Are you struggling to execute a content marketing strategy for your growing business? Not to worry—we've got a guide on how to scale your content marketing strategy.
Real-Life Content Marketing Examples
Content marketing is more ubiquitous than ever; in fact, 91% of B2B organizations report actively using a content marketing strategy.
Think that sounds like a stretch?
It isn’t—and as a consumer, you likely come across several forms of content marketing on a day-to-day basis. Take a look at some real-life examples below and find out why they succeed in content marketing.
Example 1: AARP
AARP was founded as an interest group for retired Americans, although it’s since expanded to include anyone aged 50 and above. Membership includes access to a variety of exclusive offers and discounts, including travel and insurance.
What makes AARP a prime example of content marketing is its breadth of content. On its website, you’ll find:
- Video content about subjects like caregiving, politics, and retirement
- Cover stories and articles from the AARP Magazine
- Trivia quizzes on pop culture, health, finance, and other subjects
- AARP-produced podcast series
And that’s only the tip of the iceberg for AARP. But you get the point—the organization’s content is comprehensive and far-reaching to say the least, extending well beyond simply advertising their membership.
What makes this effective content marketing?

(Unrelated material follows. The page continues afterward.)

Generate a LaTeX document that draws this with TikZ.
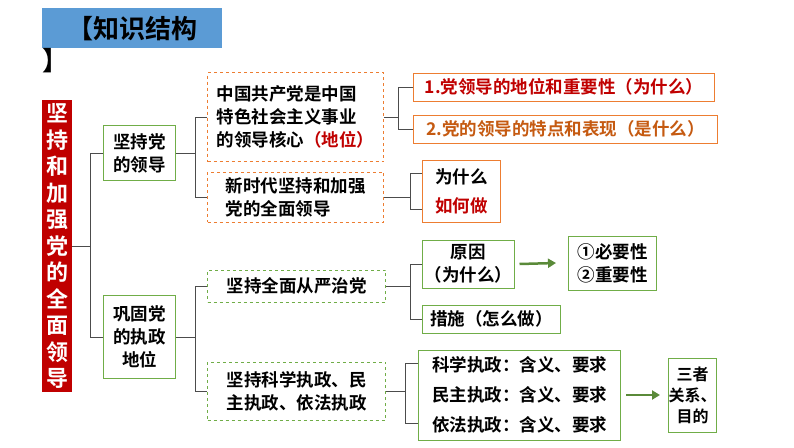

AARP’s rich variety of content makes it a major resource hub for all sorts of information—and it’s easy to access, regardless of your membership status. And though created to help educate older populations, AARP doesn’t stop there; it also makes its name in entertainment with its interactive quizzes and storytelling podcasts.
Example 2: thredUP
thredUP is a secondhand fashion website that essentially functions as an online thrift store. But apart from selling used clothing, it also takes an active stance in promoting collaborative consumption and sustainability by way of content marketing.
- Publishes blog posts on outfit ideas, and interviews with style icons
- Releases an annual resale report and studies detailing U.S. fashion trends
- Partners with designers and activists to promote its #secondhandfirst and #chooseused campaigns on social media
An ordinary thrift store might skip out on producing this kind of content, opting instead to focus on traditional ads to showcase their selection of brands.
However, by engaging consumers through a variety of channels, thredUP cements its reputation as a uniquely trendy and eco-conscious brand.
The value of content isn’t going away anytime soon.
But while it was once enough for a buyer to see an ad once and then immediately act upon it, today’s consumers require more cultivation before making a purchasing decision.
This makes adopting a content marketing strategy more imperative than ever. It’s a way for your company to show its value and expertise, as well as raise customers’ awareness of a need or an issue. As users move further along their buying journey, when a user is ready to convert, they’ll come to you.